Percy Sinclair Pilcher, a Scottish engineer who had assisted Maxim in aerodynamic tests, visited Lilienthal in Germany and received valuable advice regarding wing design. Combining these ideas with Hargrave's cellular kite principles, Pilcher successfully advanced the progress of the glider. The Hawk, his most successful glider, could be launched with a towline and had a landing gear. His next design was to have incorporated an oil engine that would power a propeller. Before this was accomplished he too, like Lilienthal, died during a glider flight in 1899.

Octave Chanute, an American civil engineer, was in his sixties when he turned his attention to flight. He patterned his glider designs on those of Lilienthal and hoped to eliminate the need for body movement. His knowledge of bridge building led him to increase the strength of the wings by adding braces to them.. To increase lift he designed a triplane. He strongly felt that a thorough understanding of control should precede "the further complications incident to a motor."

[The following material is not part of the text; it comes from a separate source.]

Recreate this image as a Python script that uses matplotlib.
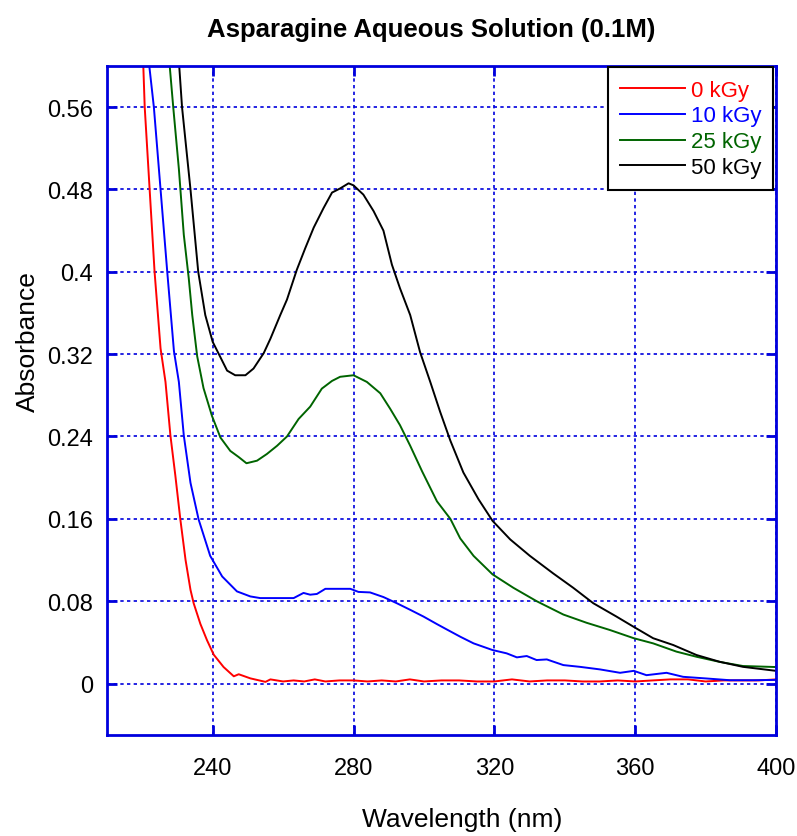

Chanute's greatest influence was as an educator and champion of flight. He was a wide reader and compiled all known technical information into a book published in 1894, Progress in Flying Machines . Because of it he began an intense correspondence with two fellow Americans, brothers who ran a successful bicycle repair shop and had more than a passing interest in aviation. Their names: Wilbur and Orville Wright. Their goal: manned, controlled, sustained, fixed-wing, powered flight.